Peanuts, Crackerjacks and Tablets
In an era of doctored intelligence reports and elections decided by activist courts, sports take on added importance as a bastion of fairness when that quality is in short supply. The steroid scandal aside, teams in the United States can play with confidence that the rules will be enforced, that umpires and referees will do their best to get the calls right, that the winning side will deserve its victory -- and that lawyers will have no effect on the outcome. Much the same grace extends to sports fans: a comforting sense that, even if nowhere else in this crazy world, inside the stadium skill, brawn and strategy will receive their due in front of spectators' very eyes.
Unless, that is, one team has a payroll twice or three times as large as its opponent's. Despite a limited system of revenue-sharing, it's a brute fact that the New York Yankees and Boston Red Sox consistently pull in larger crowds and earn more money from media rights than say, the Kansas City Royals and the Oakland Athletics. With that extra change, the Yanks and Sox are able to outbid other teams, load their roster with superstars and contend for championships year after year while the Royals languish and the A's suffer their annual post-season fizzle. This problem of (im)balance is among the topics addressed by Allen Barra in Brushbacks and Knockdowns: The Greatest Baseball Debates of Two Centuries (Thomas Dunne, $13.95). Like any good debater, Barra sees both sides of the issue. It's important for baseball to appear to be fair, he argues, while at the same time it's good for baseball if big-city teams flourish. "Leagues want high television ratings," he points out. "Other things being the same, MLB would like to see the New York Yankees, the New York Mets, the Los Angeles Dodgers, the Anaheim Angels, the Chicago Cubs and the Chicago White Sox appear in the World Series more frequently than the Milwaukee Brewers, the Cincinnati Reds, the Kansas City Royals, or the San Diego Padres." Elsewhere, Barra names Ron Santo and Minnie Minoso as the best players not in the Hall of Fame and Yogi Berra as "the most valuable team player in any sport in the twentieth century."
In The Meaning of Sports (PublicAffairs, $14), Michael Mandelbaum steps back to ask, in the words of his subtitle, "Why Americans Watch Baseball, Football, and Basketball and What They See When They Do." In doing so, he shows some literary smarts by noting the presence of baseball in the work of three great American novelists: "In Twain's A Connecticut Yankee in King Arthur's Court the American who is transported to medieval England introduces the game to the Knights of the Round Table. Meyer Wolfsheim, one of the characters in Fitzgerald's masterpiece The Great Gatsby, is based on Arnold Rothstein, the gambler alleged to have been the ringleader in the fixing of the 1919 World Series. And Hemingway's The Old Man and the Sea refers to 'the great DiMaggio.' "

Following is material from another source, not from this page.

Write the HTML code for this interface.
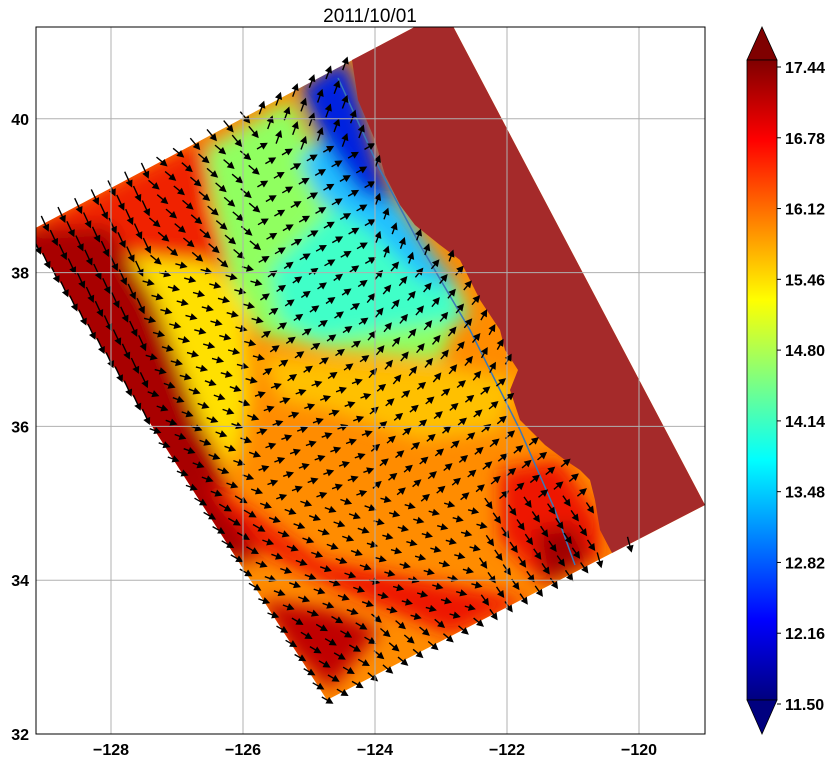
<!DOCTYPE html>
<html><head><meta charset="utf-8"><style>
body{margin:0;background:#fff;font-family:"Liberation Sans",sans-serif;}
svg text{font-family:"Liberation Sans",sans-serif;}
</style></head><body>
<svg id="chart" width="840" height="763" viewBox="0 0 840 763" xmlns="http://www.w3.org/2000/svg">
<defs>
<filter id="blur" x="-20%" y="-20%" width="140%" height="140%"><feGaussianBlur stdDeviation="9"/></filter>
<clipPath id="axclip"><rect x="36" y="27" width="669" height="707"/></clipPath>
<clipPath id="domclip"><polygon points="28,232 445,11 705,505 327,700"/></clipPath>
<linearGradient id="jet" x1="0" y1="1" x2="0" y2="0">
<stop offset="0" stop-color="#00007f"/><stop offset="0.125" stop-color="#0000ff"/><stop offset="0.375" stop-color="#00ffff"/><stop offset="0.625" stop-color="#ffff00"/><stop offset="0.875" stop-color="#ff0000"/><stop offset="1" stop-color="#7f0000"/>
</linearGradient>
</defs>
<text x="370" y="22" font-size="19" text-anchor="middle">2011/10/01</text>
<g clip-path="url(#axclip)">
<g clip-path="url(#domclip)">
<rect x="0" y="0" width="840" height="763" fill="#ff8c00"/>
<g filter="url(#blur)">
<polygon fill="#f02000" points="20,232 140,170 230,128 275,105 250,150 205,200 230,265 150,290 110,250"/>
<polygon fill="#ffe000" points="120,255 210,262 245,300 250,400 235,470 200,420 160,330"/>
<polygon fill="#90ff60" points="205,150 290,100 330,180 420,240 465,300 440,360 330,350 260,335 230,280 215,210"/>
<polygon fill="#40ffc8" points="270,270 330,210 400,230 440,270 470,320 420,325 320,340 280,320"/>
<polygon fill="#20c0ff" points="300,160 340,120 390,190 430,250 460,290 420,280 370,230 320,200"/>
<polygon fill="#0020e0" points="300,88 345,58 360,100 378,165 395,205 360,195 330,155 312,120"/>
<polygon fill="#ffc000" points="260,355 340,360 440,365 520,380 500,430 420,440 330,410 280,400"/>
<polygon fill="#a80000" points="0,232 110,225 155,300 200,420 235,510 260,560 200,560"/>
<polygon fill="#ee1500" points="200,480 260,550 340,590 450,635 530,600 420,580 320,560 250,510"/>
<polygon fill="#ee1500" points="500,470 560,460 600,520 600,560 540,580 500,540"/>
<polygon fill="#a00000" points="535,530 575,525 590,560 545,585"/>
<polygon fill="#c00000" points="260,600 330,610 380,630 330,690 290,650"/>
</g>
</g>
<polygon fill="#a52a2a" points="352,60 358,100 375,140 385,175 400,205 415,225 440,245 460,260 470,280 480,300 490,315 500,330 505,350 518,370 510,390 520,420 545,445 565,460 580,470 590,480 595,500 600,530 612,553 705,505 445,11"/>
<polyline fill="none" stroke="#3a78b8" stroke-width="1.5" points="338,78 380,170 420,245 470,330 520,430 555,510 575,565"/>
<g id="arrows"></g>
</g>
<g id="grid" stroke="#b0b0b0" stroke-width="1"></g>
<rect x="36" y="27" width="669" height="707" fill="none" stroke="#000" stroke-width="1"/>
<g id="ticks" font-size="16" font-weight="bold"></g>
<g>
<polygon points="747,60 762,27 777,60" fill="#7f0000" stroke="#000" stroke-width="0.8"/>
<rect x="747" y="60" width="30" height="640" fill="url(#jet)" stroke="#000" stroke-width="0.8"/>
<polygon points="747,700 762,734 777,700" fill="#00007f" stroke="#000" stroke-width="0.8"/>
<g id="cbticks" font-size="16" font-weight="bold"></g>
</g>
</svg>
<script>
const xTicks = [-128, -126, -124, -122, -120];
const yTicks = [32, 34, 36, 38, 40];
const cbTicks = ["11.50","12.16","12.82","13.48","14.14","14.80","15.46","16.12","16.78","17.44"];
// coarse flow direction (screen degrees, 0=east, positive=down) by 6x6 region
const angleRows = [
 [60, 50, -70, -85, -90, -90],
 [65, 40, -30, -70, -80, -80],
 [65, 15, -35, -50, -60, -70],
 [65, 20, -20, -40, -40, 70],
 [60, 30, 20, 15, 55, 75],
 [60, 30, 30, 40, 65, 75]
];
const speedRows = [
 [16, 14, 13, 13, 13, 13],
 [16, 13, 11, 11, 11, 11],
 [16, 11, 10, 11, 11, 11],
 [16, 11, 10, 10, 11, 13],
 [15, 13, 11, 10, 12, 15],
 [14, 13, 12, 12, 14, 16]
];
const NS="http://www.w3.org/2000/svg";
const xs = lon => 111 + (lon + 128) * 66;
const ys = lat => 734 - (lat - 32) * 76.9;
const cbY = v => 704 - (v - 11.50) / (17.44 - 11.50) * 637;
const grid=document.getElementById('grid'), ticks=document.getElementById('ticks');
xTicks.forEach(v=>{
 const l=document.createElementNS(NS,'line');
 
 
 l.setAttribute('x1',xs(v));l.setAttribute('x2',xs(v));l.setAttribute('y1',27);l.setAttribute('y2',734);grid.appendChild(l);
 const t=document.createElementNS(NS,'text');
 
 
 t.setAttribute('x',xs(v));t.setAttribute('y',755);t.setAttribute('text-anchor','middle');t.textContent='\u2212'+Math.abs(v);ticks.appendChild(t);
});
yTicks.forEach(v=>{
 const l=document.createElementNS(NS,'line');
 
 
 l.setAttribute('x1',36);l.setAttribute('x2',705);l.setAttribute('y1',ys(v));l.setAttribute('y2',ys(v));grid.appendChild(l);
 const t=document.createElementNS(NS,'text');
 
 
 t.setAttribute('x',29);t.setAttribute('y',ys(v)+6);t.setAttribute('text-anchor','end');t.textContent=v;ticks.appendChild(t);
});
const cbt=document.getElementById('cbticks');
cbTicks.forEach(s=>{
 const y=cbY(parseFloat(s));
 const l=document.createElementNS(NS,'line');
 
 
 l.setAttribute('x1',777);l.setAttribute('x2',781);l.setAttribute('y1',y);l.setAttribute('y2',y);l.setAttribute('stroke','#000');cbt.appendChild(l);
 const t=document.createElementNS(NS,'text');
 
 
 t.setAttribute('x',785);t.setAttribute('y',y+6);t.textContent=s;cbt.appendChild(t);
});
// arrows
const land=[[352,60],[358,100],[375,140],[385,175],[400,205],[415,225],[440,245],[460,260],[470,280],[480,300],[490,315],[500,330],[505,350],[518,370],[510,390],[520,420],[545,445],[565,460],[580,470],[590,480],[595,500],[600,530],[612,553],[720,497],[455,0]];
function inside(p,poly){let c=false;for(let i=0,j=poly.length-1;i<poly.length;j=i++){const a=poly[i],b=poly[j];if(((a[1]>p[1])!=(b[1]>p[1]))&&(p[0]<(b[0]-a[0])*(p[1]-a[1])/(b[1]-a[1])+a[0]))c=!c;}return c;}
const BL=[327,700],BR=[705,505],TR=[445,11],TL=[28,232];
const ag=document.getElementById('arrows');
const NI=25,NJ=33;
for(let i=0;i<=NI;i++)for(let j=0;j<=NJ;j++){
 const s=i/NI,t=j/NJ;
 const x=(1-s)*(1-t)*BL[0]+s*(1-t)*BR[0]+s*t*TR[0]+(1-s)*t*TL[0];
 const y=(1-s)*(1-t)*BL[1]+s*(1-t)*BR[1]+s*t*TR[1]+(1-s)*t*TL[1];
 if(inside([x,y],land)||inside([x+3,y],land)||(x>640&&inside([x,y-6],land)))continue;
 if(x<30||y<20)continue;
 const ci=Math.min(5,Math.max(0,Math.floor((x-36)/111.5))), ri=Math.min(5,Math.max(0,Math.floor((y-27)/118)));
 const a=angleRows[ri][ci]*Math.PI/180, L=speedRows[ri][ci];
 const dx=Math.cos(a),dy=Math.sin(a);
 const x0=x-dx*L/2,y0=y-dy*L/2,x1=x+dx*L/2,y1=y+dy*L/2;
 const hx=x1-dx*5,hy=y1-dy*5,px=-dy*2.6,py=dx*2.6;
 const p=document.createElementNS(NS,'path');
 
 
 p.setAttribute('d',`M${x0.toFixed(1)},${y0.toFixed(1)}L${hx.toFixed(1)},${hy.toFixed(1)}M${(hx+px).toFixed(1)},${(hy+py).toFixed(1)}L${x1.toFixed(1)},${y1.toFixed(1)}L${(hx-px).toFixed(1)},${(hy-py).toFixed(1)}Z`);
 p.setAttribute('stroke','#000');p.setAttribute('stroke-width','1.4');p.setAttribute('fill','#000');
 ag.appendChild(p);
}
</script>
</body></html>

For other novelists, baseball has been not just a device or a reference, but a character's job or controlling aspiration: Bernard Malamud's The Natural, for example, and W.P. Kinsella's Shoeless Joe. Howard Frank Mosher's Waiting for Teddy Williams (Mariner, $13) is a novel of the same stripe. In it, one Ethan "E.A." Allen tries to break free of his disadvantaged background on the strength of his "21st-Century Limited fastball." The striking love affair between literary folk and baseball has been much noted lately, and in an interview Mosher has fingered what might be a partial explanation: "As I see it, both baseball and writing are low-investment but high-risk careers. To play baseball, you need a glove, a bat, a ball, and a vacant lot. To write, you need a pencil or a pen and a tablet. That's the low investment. Then, in both cases, you have to dedicate your entire life to the venture and hope you have the ability to pull it off. That's the high risk."